[Data extract start]

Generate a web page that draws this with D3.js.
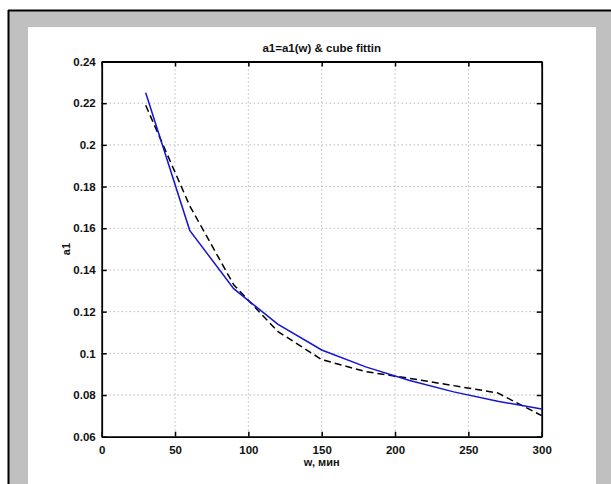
<!DOCTYPE html>
<html><head><meta charset="utf-8">
<script src="https://cdn.jsdelivr.net/npm/d3@7"></script>
<style>body{margin:0;background:#fff}svg{display:block}</style>
</head><body>
<svg id="c" width="611" height="484"></svg>
<script>
const wValues = [30, 60, 90, 120, 150, 180, 210, 240, 270, 300];
const dataA1 = [0.225, 0.159, 0.131, 0.114, 0.1016, 0.0935, 0.087, 0.0815, 0.077, 0.0733];
const fitA1  = [0.219, 0.1708, 0.1329, 0.1105, 0.097, 0.0912, 0.088, 0.0845, 0.081, 0.0701];
const xTicks = [0, 50, 100, 150, 200, 250, 300];
const yTicks = [0.06, 0.08, 0.1, 0.12, 0.14, 0.16, 0.18, 0.2, 0.22, 0.24];
const yTickLabels = ["0.06","0.08","0.1","0.12","0.14","0.16","0.18","0.2","0.22","0.24"];
const titleText = "a1=a1(w) & cube fittin";
const xLabel = "w, мин";
const yLabel = "a1";

(function(){
const svg = d3.select("#c");
svg.append("rect").attr("x",0).attr("y",0).attr("width",611).attr("height",484).attr("fill","#fff");
svg.append("rect").attr("x",8).attr("y",10).attr("width",603).attr("height",474).attr("fill","#c0c0c0");
svg.append("line").attr("x1",8).attr("x2",611).attr("y1",10.5).attr("y2",10.5).attr("stroke","#000").attr("stroke-width",2);
svg.append("line").attr("x1",8.5).attr("x2",8.5).attr("y1",10).attr("y2",484).attr("stroke","#000").attr("stroke-width",2);
svg.append("rect").attr("x",28).attr("y",27).attr("width",568).attr("height",457).attr("fill","#fff");

const L=101.7, R=541.7, T=61.5, B=436.7;
const x = d3.scaleLinear().domain([0,300]).range([L,R]);
const y = d3.scaleLinear().domain([0.06,0.24]).range([B,T]);
const font = "Arial, 'Liberation Sans', sans-serif";

const g = svg.append("g");
g.selectAll(".gx").data(xTicks.slice(1,-1)).join("line")
  .attr("x1",d=>x(d)).attr("x2",d=>x(d)).attr("y1",T).attr("y2",B)
  .attr("stroke","#999").attr("stroke-width",1).attr("stroke-dasharray","1,3");
g.selectAll(".gy").data(yTicks.slice(1,-1)).join("line")
  .attr("x1",L).attr("x2",R).attr("y1",d=>y(d)).attr("y2",d=>y(d))
  .attr("stroke","#999").attr("stroke-width",1).attr("stroke-dasharray","1,3");

const ax = (gen, tx, ty) => svg.append("g").attr("transform",`translate(${tx},${ty})`).call(gen);
const axB = ax(d3.axisBottom(x).tickValues(xTicks).tickSizeInner(-5).tickSizeOuter(0).tickPadding(9).tickFormat(d3.format("d")), 0, B);
const axT = ax(d3.axisTop(x).tickValues(xTicks).tickSizeInner(-5).tickSizeOuter(0).tickFormat(""), 0, T);
const axL = ax(d3.axisLeft(y).tickValues(yTicks).tickSizeInner(-5).tickSizeOuter(0).tickPadding(4).tickFormat((d,i)=>yTickLabels[i]), L, 0);
const axR = ax(d3.axisRight(y).tickValues(yTicks).tickSizeInner(-5).tickSizeOuter(0).tickFormat(""), R, 0);
[axB,axT,axL,axR].forEach(a=>{
  a.select(".domain").attr("stroke","#000").attr("stroke-width",1.8);
  a.selectAll(".tick line").attr("stroke","#000").attr("stroke-width",1.5);
  a.selectAll("text").attr("font-family",font).attr("font-size",11.5).attr("font-weight","bold").attr("fill","#111");
});
axL.selectAll("text").attr("dx",-2);

const line = d3.line().x((d,i)=>x(wValues[i])).y(d=>y(d));
svg.append("path").datum(fitA1).attr("d",line).attr("fill","none")
  .attr("stroke","#000").attr("stroke-width",1.5).attr("stroke-dasharray","7,4");
svg.append("path").datum(dataA1).attr("d",line).attr("fill","none")
  .attr("stroke","#1414d2").attr("stroke-width",1.5);

svg.append("text").attr("x",(L+R)/2).attr("y",52).attr("text-anchor","middle")
  .attr("font-family",font).attr("font-size",11.5).attr("font-weight","bold").attr("fill","#111").text(titleText);
svg.append("text").attr("x",(L+R)/2).attr("y",466).attr("text-anchor","middle")
  .attr("font-family",font).attr("font-size",11).attr("font-weight","bold").attr("fill","#111").text(xLabel);
svg.append("text").attr("transform",`translate(70,${(T+B)/2}) rotate(-90)`).attr("text-anchor","middle")
  .attr("font-family",font).attr("font-size",11).attr("font-weight","bold").attr("fill","#111").text(yLabel);
})();
</script>
</body></html>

[Data extract end]

> **Task statement**
Omit every picture, then repeat the remaining data exactly as it appears above.

> **Answer for this exercise**
Generate a web page that draws this with D3.js.
<!DOCTYPE html>
<html><head><meta charset="utf-8">
<script src="https://cdn.jsdelivr.net/npm/d3@7"></script>
<style>body{margin:0;background:#fff}svg{display:block}</style>
</head><body>
<svg id="c" width="611" height="484"></svg>
<script>
const wValues = [30, 60, 90, 120, 150, 180, 210, 240, 270, 300];
const dataA1 = [0.225, 0.159, 0.131, 0.114, 0.1016, 0.0935, 0.087, 0.0815, 0.077, 0.0733];
const fitA1  = [0.219, 0.1708, 0.1329, 0.1105, 0.097, 0.0912, 0.088, 0.0845, 0.081, 0.0701];
const xTicks = [0, 50, 100, 150, 200, 250, 300];
const yTicks = [0.06, 0.08, 0.1, 0.12, 0.14, 0.16, 0.18, 0.2, 0.22, 0.24];
const yTickLabels = ["0.06","0.08","0.1","0.12","0.14","0.16","0.18","0.2","0.22","0.24"];
const titleText = "a1=a1(w) & cube fittin";
const xLabel = "w, мин";
const yLabel = "a1";

(function(){
const svg = d3.select("#c");
svg.append("rect").attr("x",0).attr("y",0).attr("width",611).attr("height",484).attr("fill","#fff");
svg.append("rect").attr("x",8).attr("y",10).attr("width",603).attr("height",474).attr("fill","#c0c0c0");
svg.append("line").attr("x1",8).attr("x2",611).attr("y1",10.5).attr("y2",10.5).attr("stroke","#000").attr("stroke-width",2);
svg.append("line").attr("x1",8.5).attr("x2",8.5).attr("y1",10).attr("y2",484).attr("stroke","#000").attr("stroke-width",2);
svg.append("rect").attr("x",28).attr("y",27).attr("width",568).attr("height",457).attr("fill","#fff");

const L=101.7, R=541.7, T=61.5, B=436.7;
const x = d3.scaleLinear().domain([0,300]).range([L,R]);
const y = d3.scaleLinear().domain([0.06,0.24]).range([B,T]);
const font = "Arial, 'Liberation Sans', sans-serif";

const g = svg.append("g");
g.selectAll(".gx").data(xTicks.slice(1,-1)).join("line")
  .attr("x1",d=>x(d)).attr("x2",d=>x(d)).attr("y1",T).attr("y2",B)
  .attr("stroke","#999").attr("stroke-width",1).attr("stroke-dasharray","1,3");
g.selectAll(".gy").data(yTicks.slice(1,-1)).join("line")
  .attr("x1",L).attr("x2",R).attr("y1",d=>y(d)).attr("y2",d=>y(d))
  .attr("stroke","#999").attr("stroke-width",1).attr("stroke-dasharray","1,3");

const ax = (gen, tx, ty) => svg.append("g").attr("transform",`translate(${tx},${ty})`).call(gen);
const axB = ax(d3.axisBottom(x).tickValues(xTicks).tickSizeInner(-5).tickSizeOuter(0).tickPadding(9).tickFormat(d3.format("d")), 0, B);
const axT = ax(d3.axisTop(x).tickValues(xTicks).tickSizeInner(-5).tickSizeOuter(0).tickFormat(""), 0, T);
const axL = ax(d3.axisLeft(y).tickValues(yTicks).tickSizeInner(-5).tickSizeOuter(0).tickPadding(4).tickFormat((d,i)=>yTickLabels[i]), L, 0);
const axR = ax(d3.axisRight(y).tickValues(yTicks).tickSizeInner(-5).tickSizeOuter(0).tickFormat(""), R, 0);
[axB,axT,axL,axR].forEach(a=>{
  a.select(".domain").attr("stroke","#000").attr("stroke-width",1.8);
  a.selectAll(".tick line").attr("stroke","#000").attr("stroke-width",1.5);
  a.selectAll("text").attr("font-family",font).attr("font-size",11.5).attr("font-weight","bold").attr("fill","#111");
});
axL.selectAll("text").attr("dx",-2);

const line = d3.line().x((d,i)=>x(wValues[i])).y(d=>y(d));
svg.append("path").datum(fitA1).attr("d",line).attr("fill","none")
  .attr("stroke","#000").attr("stroke-width",1.5).attr("stroke-dasharray","7,4");
svg.append("path").datum(dataA1).attr("d",line).attr("fill","none")
  .attr("stroke","#1414d2").attr("stroke-width",1.5);

svg.append("text").attr("x",(L+R)/2).attr("y",52).attr("text-anchor","middle")
  .attr("font-family",font).attr("font-size",11.5).attr("font-weight","bold").attr("fill","#111").text(titleText);
svg.append("text").attr("x",(L+R)/2).attr("y",466).attr("text-anchor","middle")
  .attr("font-family",font).attr("font-size",11).attr("font-weight","bold").attr("fill","#111").text(xLabel);
svg.append("text").attr("transform",`translate(70,${(T+B)/2}) rotate(-90)`).attr("text-anchor","middle")
  .attr("font-family",font).attr("font-size",11).attr("font-weight","bold").attr("fill","#111").text(yLabel);
})();
</script>
</body></html>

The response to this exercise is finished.